My life has just begun. Seriously. In order for my life to have been over, I would have needed one to begin with. I’m an incredibly boring person, and I enjoy it. Now, I have things to do. I have a person to take care of (an additional person. I’m pretty good at taking care of Mr. Polish). No, I don’t have the free time I once had. I don’t sit and read entire books in a day, but I also don’t want to. I want to hold my son, and I want to spend time with him and my husband. My life is far from over.
- Are you sure you want kids?
Of course I’m sure, and of course I do. My feelings on this matter haven’t changed at all. As much of an adjustment it has been bringing Isaiah home, I’m already thinking about our next child. Of course it wouldn’t be easy if we had another newborn right this second, but if it happened, we would do it.
- You’ll never see your friends again.
Does this start after they’ve all visited? I’ve seen more of my friends in the past week than I did in three years. Seriously. We have things in common again. They have kids, and we joined that club. We have things to talk about again. I know we’re just starting in this, but I don’t anticipate this being true.
- Your marriage will never be the same.
Preach the truth. My marriage will never be the same, because once you add depth like this, it won’t go away. We both agree that since Isaiah was born our marriage has gotten much stronger. We are working together as a team. We love each other. We rock this.
- Your XBox time is over.
Whoever managed to make this happen, please let me know. I’m seeing no such evidence.
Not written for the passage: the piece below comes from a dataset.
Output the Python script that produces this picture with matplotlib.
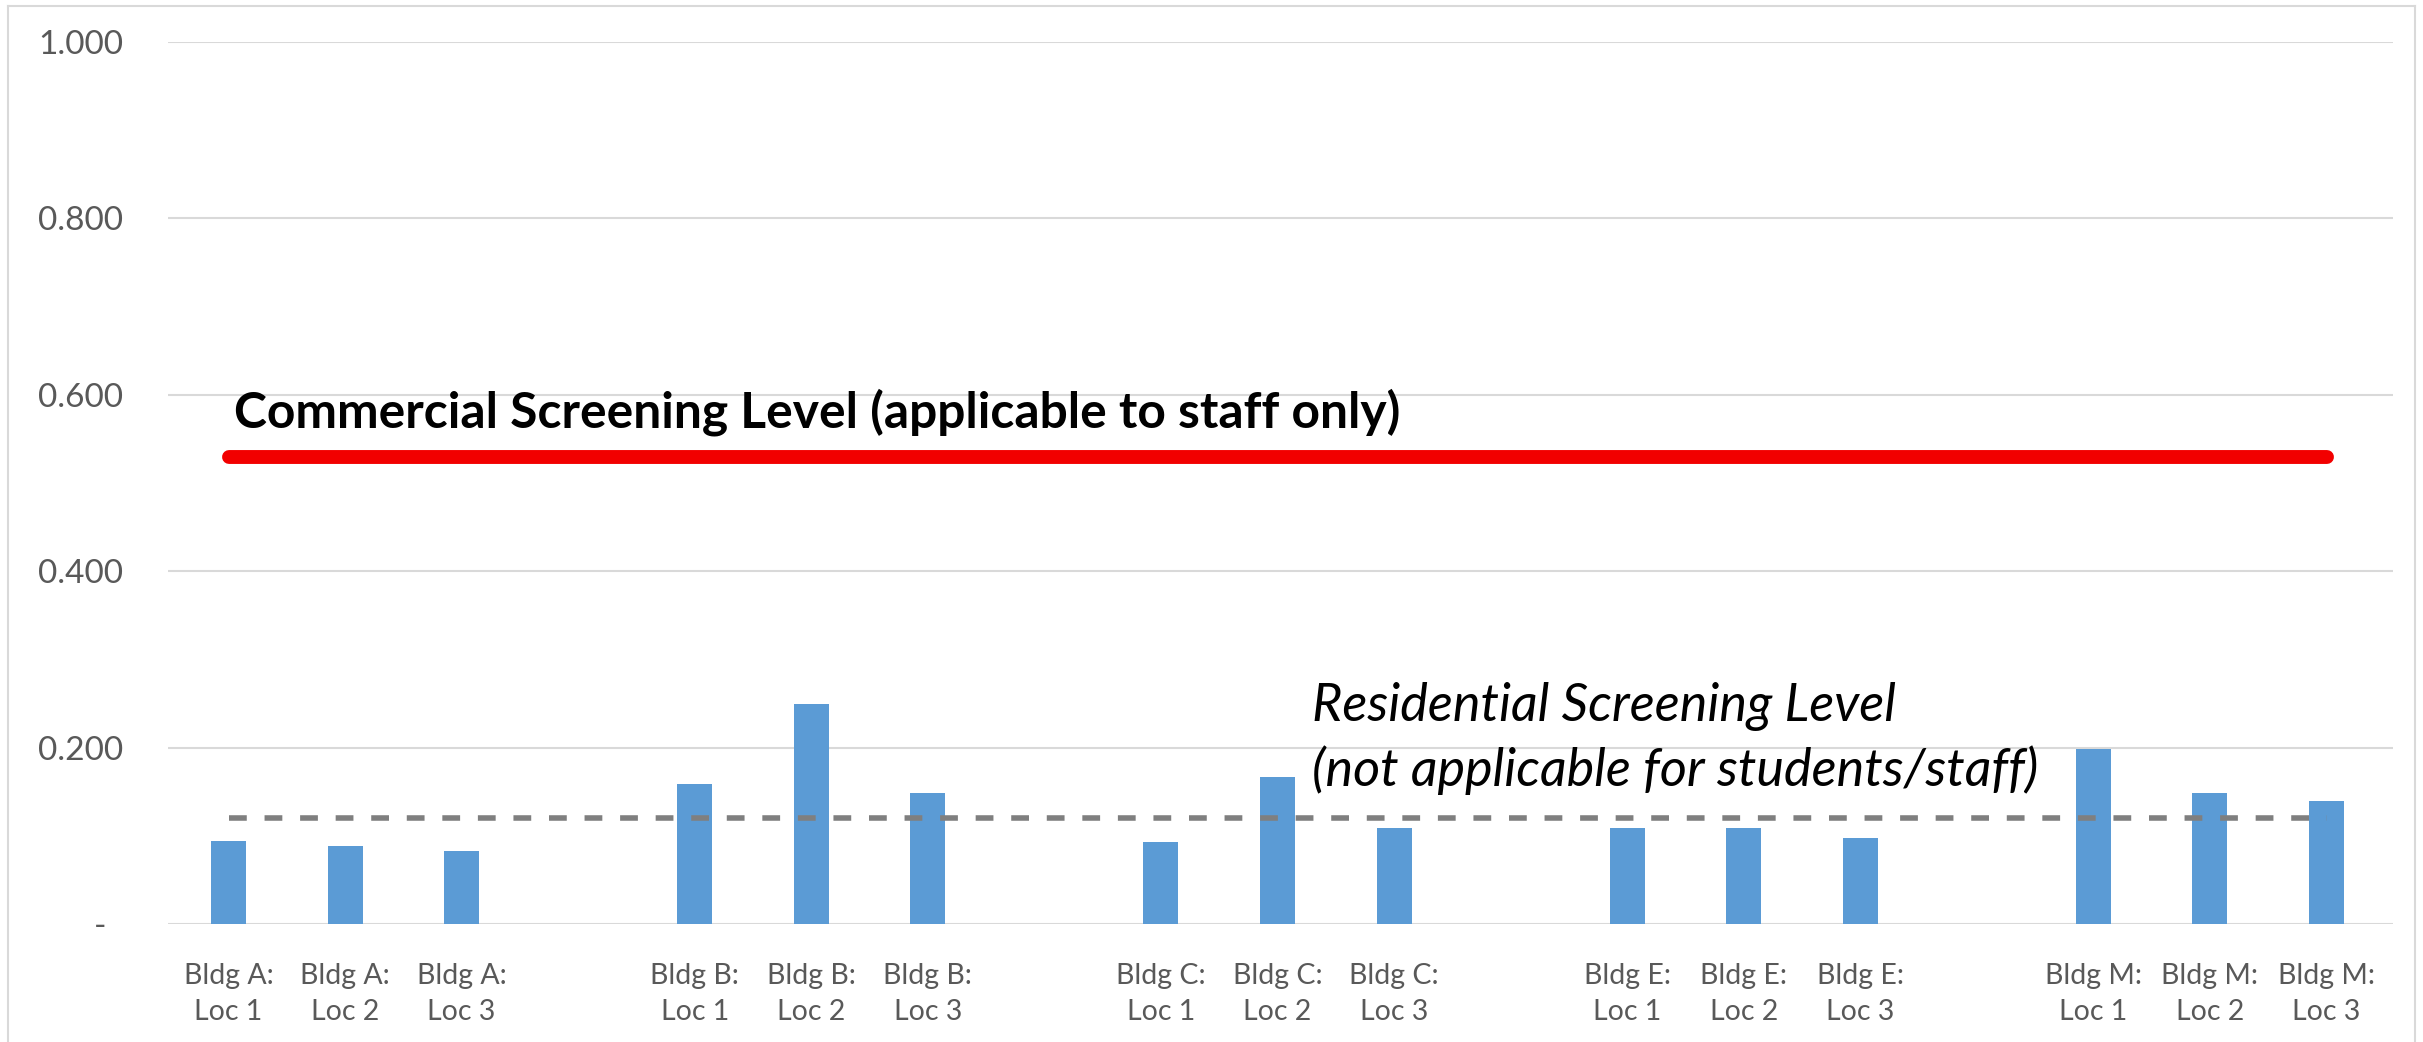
import numpy as np
import matplotlib.pyplot as plt
from matplotlib.lines import Line2D

# podatki
buildings = ['A', 'B', 'C', 'E', 'M']
locations = ['Loc 1', 'Loc 2', 'Loc 3']
values = [0.094, 0.088, 0.083,
          0.159, 0.249, 0.149,
          0.093, 0.167, 0.109,
          0.109, 0.109, 0.097,
          0.199, 0.149, 0.139]
commercial_level = 0.53
residential_level = 0.12
yticks = [0, 0.2, 0.4, 0.6, 0.8, 1.0]
ytick_labels = ['-  ', '0.200', '0.400', '0.600', '0.800', '1.000']

labels = ['Bldg %s:\n%s' % (b, l) for b in buildings for l in locations]
pos = np.array([g * 4 + i for g in range(len(buildings)) for i in range(len(locations))])

plt.rcParams['font.family'] = ['Lato', 'DejaVu Sans']

fig = plt.figure(figsize=(24.23, 10.42), dpi=100)
ax = fig.add_axes([0.0693, 0.1132, 0.9183, 0.8465])

ax.bar(pos, values, width=0.30, color='#5B9BD5', zorder=3)

# nivoji
ax.plot([pos[0], pos[-1]], [commercial_level] * 2, color='#F20000', lw=10,
        solid_capstyle='round', zorder=4)
ax.plot([pos[0], pos[-1]], [residential_level] * 2, color='#7F7F7F', lw=4,
        linestyle=(0, (3.2, 3.2)), zorder=4)

ax.text(0.05, 0.58, 'Commercial Screening Level (applicable to staff only)',
        fontsize=35.8, fontweight='bold', color='black', va='center', ha='left', zorder=5)
ax.text(9.3, 0.21, 'Residential Screening Level\n(not applicable for students/staff)',
        fontsize=37.5, fontstyle='italic', color='black', va='center', ha='left',
        linespacing=1.35, zorder=5)

ax.set_xlim(-0.52, 18.57)
ax.set_ylim(0, 1.0)
ax.set_xticks(pos)
ax.set_xticklabels(labels, fontsize=20.5, color='#595959', linespacing=1.5)
ax.set_yticks(yticks)
ax.set_yticklabels(ytick_labels, fontsize=24, color='#595959')
ax.tick_params(axis='x', length=0, pad=28)
ax.tick_params(axis='y', length=0, pad=32)
ax.grid(axis='y', color='#D9D9D9', lw=1.5, zorder=0)
for s in ax.spines.values():
    s.set_visible(False)

# okvir slike
bc = '#D9D9D9'
x0, x1, y1 = 8 / 2423, 2415 / 2423, 1 - 6 / 1042
fig.add_artist(Line2D([x0, x0], [0, y1], color=bc, lw=1.5))
fig.add_artist(Line2D([x0, x1], [y1, y1], color=bc, lw=1.5))
fig.add_artist(Line2D([x1, x1], [0, y1], color=bc, lw=1.5))

fig.savefig('out.png', dpi=100)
- I will become Mr. Polish’s manager.
Not in the slightest. I have thought about this statement a lot though, and I think it has to do with the personalities of the husband and wife. We went into this consciously avoiding the manager/managed situation. We both still do what we want. We talk more about things before they happen, but I’m not his boss, and I don’t want to be.
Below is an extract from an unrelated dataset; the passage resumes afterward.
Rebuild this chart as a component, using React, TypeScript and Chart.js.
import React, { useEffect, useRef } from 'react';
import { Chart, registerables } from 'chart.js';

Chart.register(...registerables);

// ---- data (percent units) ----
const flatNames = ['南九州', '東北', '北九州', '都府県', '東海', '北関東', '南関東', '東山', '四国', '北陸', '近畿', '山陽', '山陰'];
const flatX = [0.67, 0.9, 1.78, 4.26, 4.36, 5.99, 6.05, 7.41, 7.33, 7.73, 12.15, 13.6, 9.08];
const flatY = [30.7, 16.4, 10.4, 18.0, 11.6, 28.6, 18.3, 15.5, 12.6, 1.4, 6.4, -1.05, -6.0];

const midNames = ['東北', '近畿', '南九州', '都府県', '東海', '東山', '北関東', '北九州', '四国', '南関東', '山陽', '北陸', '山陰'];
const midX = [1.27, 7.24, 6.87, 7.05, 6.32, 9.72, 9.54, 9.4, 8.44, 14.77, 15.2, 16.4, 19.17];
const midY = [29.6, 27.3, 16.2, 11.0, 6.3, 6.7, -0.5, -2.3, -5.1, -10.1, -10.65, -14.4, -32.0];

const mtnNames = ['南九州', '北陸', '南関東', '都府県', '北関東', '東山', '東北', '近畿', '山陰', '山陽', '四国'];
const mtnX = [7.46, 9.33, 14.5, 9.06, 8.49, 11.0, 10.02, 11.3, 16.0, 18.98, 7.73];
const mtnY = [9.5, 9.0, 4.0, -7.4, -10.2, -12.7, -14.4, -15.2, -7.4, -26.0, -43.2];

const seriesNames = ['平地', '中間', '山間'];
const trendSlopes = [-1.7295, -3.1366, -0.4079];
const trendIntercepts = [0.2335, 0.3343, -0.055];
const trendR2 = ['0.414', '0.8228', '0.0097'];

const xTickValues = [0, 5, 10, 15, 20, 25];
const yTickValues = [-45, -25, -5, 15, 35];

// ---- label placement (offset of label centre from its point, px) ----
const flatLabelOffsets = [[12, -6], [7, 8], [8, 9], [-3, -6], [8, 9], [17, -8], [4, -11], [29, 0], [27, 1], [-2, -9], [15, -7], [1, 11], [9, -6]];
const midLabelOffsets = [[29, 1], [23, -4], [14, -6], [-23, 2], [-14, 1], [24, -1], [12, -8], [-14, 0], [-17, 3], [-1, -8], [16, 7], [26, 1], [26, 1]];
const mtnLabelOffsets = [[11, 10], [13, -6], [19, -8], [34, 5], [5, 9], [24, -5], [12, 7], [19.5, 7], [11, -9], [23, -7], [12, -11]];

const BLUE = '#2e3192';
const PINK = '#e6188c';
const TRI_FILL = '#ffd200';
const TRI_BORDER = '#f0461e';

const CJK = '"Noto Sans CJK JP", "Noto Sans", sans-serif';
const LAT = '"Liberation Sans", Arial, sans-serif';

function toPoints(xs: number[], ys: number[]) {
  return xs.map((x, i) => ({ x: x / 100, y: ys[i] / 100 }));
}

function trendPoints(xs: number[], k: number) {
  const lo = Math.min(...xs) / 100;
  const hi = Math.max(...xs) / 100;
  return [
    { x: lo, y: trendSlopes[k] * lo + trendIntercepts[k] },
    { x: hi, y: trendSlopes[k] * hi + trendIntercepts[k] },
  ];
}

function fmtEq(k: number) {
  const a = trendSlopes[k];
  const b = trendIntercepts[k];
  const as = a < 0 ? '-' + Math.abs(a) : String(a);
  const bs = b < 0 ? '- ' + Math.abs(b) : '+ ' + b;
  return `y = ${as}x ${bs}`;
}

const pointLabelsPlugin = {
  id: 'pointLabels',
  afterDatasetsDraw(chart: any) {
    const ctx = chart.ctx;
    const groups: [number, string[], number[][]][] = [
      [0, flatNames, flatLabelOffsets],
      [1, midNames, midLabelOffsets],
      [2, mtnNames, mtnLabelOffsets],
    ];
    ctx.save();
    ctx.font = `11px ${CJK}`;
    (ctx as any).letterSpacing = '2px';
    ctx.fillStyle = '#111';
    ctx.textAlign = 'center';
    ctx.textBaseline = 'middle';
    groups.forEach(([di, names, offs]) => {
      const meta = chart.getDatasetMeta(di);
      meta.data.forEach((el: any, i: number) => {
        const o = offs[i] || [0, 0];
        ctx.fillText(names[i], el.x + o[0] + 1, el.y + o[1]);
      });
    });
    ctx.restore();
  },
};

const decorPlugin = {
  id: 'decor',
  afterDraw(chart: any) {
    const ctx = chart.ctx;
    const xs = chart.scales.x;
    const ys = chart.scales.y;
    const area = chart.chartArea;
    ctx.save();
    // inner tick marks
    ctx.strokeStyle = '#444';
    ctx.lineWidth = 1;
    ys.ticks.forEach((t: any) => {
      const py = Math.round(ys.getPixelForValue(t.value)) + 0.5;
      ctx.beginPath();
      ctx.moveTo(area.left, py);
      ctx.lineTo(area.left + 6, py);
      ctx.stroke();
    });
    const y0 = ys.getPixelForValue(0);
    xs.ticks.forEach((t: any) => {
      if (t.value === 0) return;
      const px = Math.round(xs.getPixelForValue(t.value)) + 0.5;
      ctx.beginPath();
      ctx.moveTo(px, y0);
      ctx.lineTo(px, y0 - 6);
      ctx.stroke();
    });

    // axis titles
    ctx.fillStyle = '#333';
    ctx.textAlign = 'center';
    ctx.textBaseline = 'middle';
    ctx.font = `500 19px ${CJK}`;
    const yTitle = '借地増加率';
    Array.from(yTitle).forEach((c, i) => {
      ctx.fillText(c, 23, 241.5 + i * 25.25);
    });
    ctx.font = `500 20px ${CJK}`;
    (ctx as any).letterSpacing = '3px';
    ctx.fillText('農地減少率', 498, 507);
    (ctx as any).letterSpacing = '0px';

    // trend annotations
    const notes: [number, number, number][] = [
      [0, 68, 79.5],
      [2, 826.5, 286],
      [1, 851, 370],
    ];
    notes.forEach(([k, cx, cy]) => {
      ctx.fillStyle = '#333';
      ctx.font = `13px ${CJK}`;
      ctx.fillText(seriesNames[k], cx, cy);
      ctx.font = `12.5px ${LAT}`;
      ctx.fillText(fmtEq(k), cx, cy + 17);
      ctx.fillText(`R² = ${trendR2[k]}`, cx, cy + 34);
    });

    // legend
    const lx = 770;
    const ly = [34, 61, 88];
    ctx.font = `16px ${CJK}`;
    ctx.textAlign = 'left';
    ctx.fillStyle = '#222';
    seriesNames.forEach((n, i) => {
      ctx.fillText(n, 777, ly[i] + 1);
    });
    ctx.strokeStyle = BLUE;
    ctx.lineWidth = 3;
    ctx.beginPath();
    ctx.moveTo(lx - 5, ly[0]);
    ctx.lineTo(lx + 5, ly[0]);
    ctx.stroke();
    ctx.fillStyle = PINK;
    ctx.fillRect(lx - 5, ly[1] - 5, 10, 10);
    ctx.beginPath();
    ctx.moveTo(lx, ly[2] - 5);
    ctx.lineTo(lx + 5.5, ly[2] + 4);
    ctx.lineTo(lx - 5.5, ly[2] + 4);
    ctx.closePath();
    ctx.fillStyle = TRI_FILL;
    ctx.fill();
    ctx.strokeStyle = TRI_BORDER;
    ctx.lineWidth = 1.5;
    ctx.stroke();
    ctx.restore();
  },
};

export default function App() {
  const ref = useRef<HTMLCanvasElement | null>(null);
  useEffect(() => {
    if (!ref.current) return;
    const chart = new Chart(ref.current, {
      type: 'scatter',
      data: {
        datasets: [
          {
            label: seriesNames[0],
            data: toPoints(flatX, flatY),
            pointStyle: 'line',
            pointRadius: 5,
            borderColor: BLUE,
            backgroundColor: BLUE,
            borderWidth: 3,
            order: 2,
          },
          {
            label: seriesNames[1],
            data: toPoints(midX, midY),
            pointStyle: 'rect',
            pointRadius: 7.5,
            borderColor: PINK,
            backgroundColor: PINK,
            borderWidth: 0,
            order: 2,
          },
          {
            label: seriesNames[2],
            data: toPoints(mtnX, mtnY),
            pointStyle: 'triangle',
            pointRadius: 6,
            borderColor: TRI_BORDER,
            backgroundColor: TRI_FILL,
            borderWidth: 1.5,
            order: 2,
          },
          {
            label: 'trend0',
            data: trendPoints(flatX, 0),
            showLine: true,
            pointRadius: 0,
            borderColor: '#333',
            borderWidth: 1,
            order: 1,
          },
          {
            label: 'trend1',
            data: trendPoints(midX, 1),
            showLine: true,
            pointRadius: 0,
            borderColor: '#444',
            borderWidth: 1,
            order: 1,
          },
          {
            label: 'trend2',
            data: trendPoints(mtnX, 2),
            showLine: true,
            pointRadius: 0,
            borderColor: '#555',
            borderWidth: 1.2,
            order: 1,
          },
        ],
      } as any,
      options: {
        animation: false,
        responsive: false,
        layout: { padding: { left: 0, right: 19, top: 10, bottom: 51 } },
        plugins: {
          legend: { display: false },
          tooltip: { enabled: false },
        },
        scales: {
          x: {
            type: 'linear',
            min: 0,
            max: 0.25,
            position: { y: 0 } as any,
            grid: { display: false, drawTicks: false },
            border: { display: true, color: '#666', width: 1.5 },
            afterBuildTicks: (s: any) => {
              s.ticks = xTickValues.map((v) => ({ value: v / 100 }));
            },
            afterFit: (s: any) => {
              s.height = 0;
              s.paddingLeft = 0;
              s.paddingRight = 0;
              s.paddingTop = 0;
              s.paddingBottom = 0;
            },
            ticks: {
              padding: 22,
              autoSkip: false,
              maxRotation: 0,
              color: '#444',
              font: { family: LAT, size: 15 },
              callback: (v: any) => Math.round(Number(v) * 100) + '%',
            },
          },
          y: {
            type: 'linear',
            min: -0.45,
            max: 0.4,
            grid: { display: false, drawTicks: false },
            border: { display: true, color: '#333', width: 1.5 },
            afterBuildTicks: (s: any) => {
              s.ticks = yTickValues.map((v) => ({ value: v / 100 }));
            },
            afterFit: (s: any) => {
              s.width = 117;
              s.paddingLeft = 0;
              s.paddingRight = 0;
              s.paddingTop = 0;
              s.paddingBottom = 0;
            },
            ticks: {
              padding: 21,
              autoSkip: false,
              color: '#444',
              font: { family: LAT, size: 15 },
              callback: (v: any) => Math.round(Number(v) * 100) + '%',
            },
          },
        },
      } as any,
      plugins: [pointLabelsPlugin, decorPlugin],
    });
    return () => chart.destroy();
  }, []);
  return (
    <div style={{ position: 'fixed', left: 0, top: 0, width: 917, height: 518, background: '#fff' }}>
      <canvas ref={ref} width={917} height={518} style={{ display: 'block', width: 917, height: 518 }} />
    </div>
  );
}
I will admit that the one thing I didn’t understand before Isaiah was born was the amount of overwhelming and all consuming love that I feel for him. Never in my life has my heart melted at the sight of a sleepy smile or yawn. I’ve never instantly loved anyone, but I can’t say that anymore. If I ever tell an expectant parent that they don’t understand, it will be the love that I speak of.
I mean really. Look at that face.
wonderful pea / 17279 posts
Your enthusiam is infectious!
blogger / pomegranate / 3300 posts
Beautiful!!! I’m so glad you are doing well. It’s true that until you are a parent you don’t understand. But it’s not the business, tiredness, or loosing your free time. It is absolutely the love that us unexplainable!
papaya / 10473 posts
I got to the “your marriage will never be the same” part and lost it… Yep. Crying at my desk. This is beautiful! That little sleepy smile on your son’s face is heart melting.
cherry / 141 posts
Your baby is precious
cherry / 116 posts
Thanks for sharing your thoughts. I like the debunking of the manager myth. You choose the dynamics that you and your spouse will have as parents. Also, I feel that the dynamics are perhaps more balanced in adoption (at least in our experience). My husband and I went into it assuming that we would share the load. We have different strengths (and weaknesses), which make us a good team.
GOLD / olive / 70 posts
I couldn’t have said this better. I totally feel more connected to DH now our LO is here. So happy for you all!